Mais souvenons-nous, en avril 2003, le même Nicolas Sarkozy, déjà ministre de l'Intérieur était ovationné par les mêmes défenseurs des droits de l'Homme totalement pris au dépourvu. La double peine est « discriminatoire et injuste » disait alors M. Sarkozy. « Punir une famille ce n'est pas juste » ajoutait-il pour s'opposer à l'expulsion collective. En 2003 les défenseurs des droits étaient des Choux et il fallait les bichonner, les baisoter. Mais cette année, en 2005, ils ne sont passé côté Chèvres. Il faut juste le savoir et ne pas s'offusquer. Par là passe le chemin vers les sommets de l'Etat.

Finkielkraut une nouvelle star à droite


Avant-hier sur Aljazeera, M. Sarkozy n'a pas ménagé ses Chèvres de droite. Normal, il n'y a que des Choux de mosquées qui regardent Aljazeera. Souvenons-nous, début novembre, M. Sarkozy laissait entendre que les violences dans les quartiers n'avaient « rien de spontané » et qu'elles étaient « parfaitement organisées ». Prudent, il ajoutait: « nous sommes en train de chercher par qui et comment ». A l'époque, une grenade lacrymogène avait enfumé une mosquée un soir de ramadan. Le Président du CFCM, une main sur le coeur l'autre ouverte vers le ciel, appelait au calme en suivant du regard la fatwa providentielle tomber du ciel avec ses parachutes ouverts. Le décor idéal pour voir surgir une fantasmée « main islamiste » comme une cerise sur ce gâteau de clichés. L'effet de mise en scène n'a pas manqué.

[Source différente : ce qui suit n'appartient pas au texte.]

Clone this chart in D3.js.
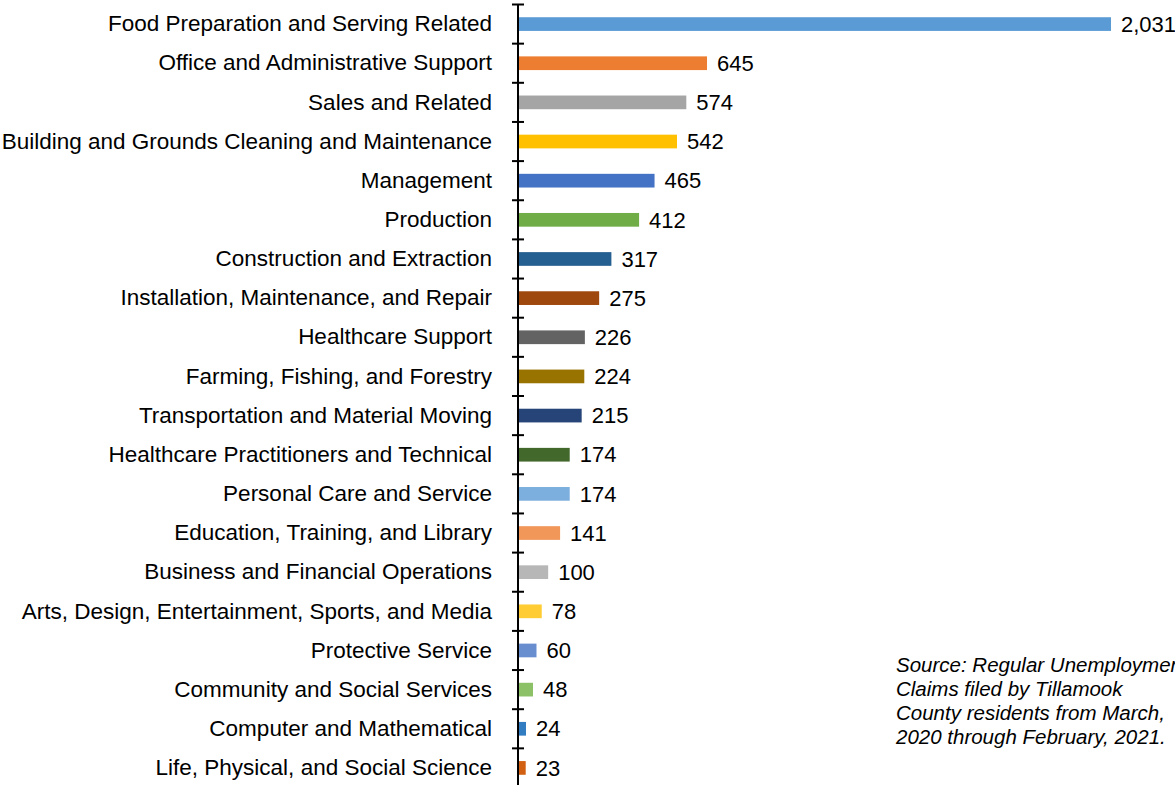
<!DOCTYPE html>
<html>
<head>
<meta charset="utf-8">
<script src="https://cdn.jsdelivr.net/npm/d3@7"></script>
<style>
  body { margin: 0; background: #fff; }
  svg { display: block; font-family: Arial, "Liberation Sans", sans-serif; }
</style>
</head>
<body>
<svg id="chart" width="1175" height="785"></svg>
<script>
const categories = [
  'Food Preparation and Serving Related',
  'Office and Administrative Support',
  'Sales and Related',
  'Building and Grounds Cleaning and Maintenance',
  'Management',
  'Production',
  'Construction and Extraction',
  'Installation, Maintenance, and Repair',
  'Healthcare Support',
  'Farming, Fishing, and Forestry',
  'Transportation and Material Moving',
  'Healthcare Practitioners and Technical',
  'Personal Care and Service',
  'Education, Training, and Library',
  'Business and Financial Operations',
  'Arts, Design, Entertainment, Sports, and Media',
  'Protective Service',
  'Community and Social Services',
  'Computer and Mathematical',
  'Life, Physical, and Social Science'
]
const claims = [2031, 645, 574, 542, 465, 412, 317, 275, 226, 224, 215, 174, 174, 141, 100, 78, 60, 48, 24, 23]
const barColors = [
  '#5b9bd5', '#ed7d31', '#a5a5a5', '#ffc000', '#4472c4', '#70ad47', '#255e91',
  '#9e480e', '#636363', '#997300', '#264478', '#43682b', '#7cafdd', '#f1975a',
  '#b7b7b7', '#ffcd33', '#698ed0', '#8cc168', '#327dc2', '#d26012'
]
const sourceLines = [
  'Source: Regular Unemployment',
  'Claims filed by Tillamook',
  'County residents from March,',
  '2020 through February, 2021.'
]

const svg = d3.select('#chart')
const axisX = 518

const x = d3.scaleLinear()
  .domain([0, 2031])
  .range([axisX + 1, 1111])

const y = d3.scaleBand()
  .domain(categories)
  .range([4.5, 787.5])
  .paddingInner(0.65)
  .paddingOuter(0.325)

const step = y.step()

// bars
svg.append('g').attr('class', 'bars')
  .selectAll('rect')
  .data(categories)
  .enter()
  .append('rect')
    .attr('x', x(0))
    .attr('y', function (d) { return y(d) })
    .attr('width', function (d, i) { return x(claims[i]) - x(0) })
    .attr('height', y.bandwidth())
    .attr('fill', function (d, i) { return barColors[i] })

// value labels
svg.append('g').attr('class', 'values')
  .selectAll('text')
  .data(categories)
  .enter()
  .append('text')
    .attr('x', function (d, i) { return x(claims[i]) + 10 })
    .attr('y', function (d) { return y(d) + y.bandwidth() / 2 })
    .attr('dy', '0.35em')
    .attr('font-size', 22)
    .attr('fill', '#000')
    .text(function (d, i) { return d3.format(',')(claims[i]) })

// category axis
const axis = svg.append('g')
  .attr('class', 'axis')
  .attr('transform', 'translate(' + axisX + ',0)')
  .call(d3.axisLeft(y).tickSize(0).tickPadding(26))

axis.select('.domain').remove()
axis.selectAll('text')
  .attr('font-size', 22.5)
  .attr('font-family', 'Arial, "Liberation Sans", sans-serif')
  .attr('fill', '#000')

axis.append('line')
  .attr('x1', 0).attr('x2', 0)
  .attr('y1', y.range()[0]).attr('y2', y.range()[1])
  .attr('stroke', '#000')
  .attr('stroke-width', 2)

const boundaries = d3.range(categories.length + 1).map(function (i) {
  return y.range()[0] + i * step
})
axis.selectAll('line.tick-mark')
  .data(boundaries)
  .enter()
  .append('line')
    .attr('class', 'tick-mark')
    .attr('x1', -6).attr('x2', 6)
    .attr('y1', function (d) { return d }).attr('y2', function (d) { return d })
    .attr('stroke', '#000')
    .attr('stroke-width', 2)

// source note
svg.append('text')
  .attr('x', 896)
  .attr('y', 672)
  .attr('font-size', 20.5)
  .attr('font-style', 'italic')
  .attr('fill', '#000')
  .selectAll('tspan')
  .data(sourceLines)
  .enter()
  .append('tspan')
    .attr('x', 896)
    .attr('dy', function (d, i) { return i === 0 ? 0 : 24 })
    .text(function (d) { return d })
</script>
</body>
</html>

C'est donc naturellement qu'Alain Finkielkraut affirme que «...la plupart des ces jeunes sont des Noirs ou des Arabes avec une identité musulmane ». Des propos de philosophie de comptoir de café, après une partie de Lever de coudes: « chin-chin, et un dernier verre pour la route! » Mais avec ses propos racistes, M Finkielkraut a gagné la sympathie des sites islamophobes et antisémites. Il est devenu leur nouvelle star (malgré lui ?).
Puisque les hommes politiques gagnent à s'associer les images des stars, la nouvelle image de Finkielkraut va bien à Nicolas Sarkozy. Et pour en profiter, Sarkozy affirme que « M. Finkielkraut est un intellectuel qui fait honneur à l'intelligence française et s'il y a tant de personnes qui le critiquent, c'est peut-être parce qu'il dit des choses justes. » Non, M. Sarkozy, on peut voir les choses autrement et dire que si tant de personnes critiquent M. Finkielkraut, c'est peut-être parce qu'il dit des choses idiotes. Et les gens n'aiment pas qu'on leur raconte des choses idiotes. Car, M. Finkielkraut dit des choses très intéressantes sur cent mille sujets. Mais il a déjà dit cent mille bêtises sur deux sujets : la question palestinienne et l'Islam. Ainsi, avant-hier, sur Aljazeera, M. Sarkozy racontait que « l'islam n'a rien à voir » dans la révolte urbaine. M. Finkielkraut disait tout le contraire.

Que ne ferait un candidat à la présidence pour ménager la chèvre et le chou? C'est pourquoi on ne peut s'arrêter à la Chèvre de droite et au Chou de mosquées. Car il est possible qu'il ne s'agisse ni de Chèvres ni de Choux, mais simplement de victimes. Mais ça, seul le temps nous le dira.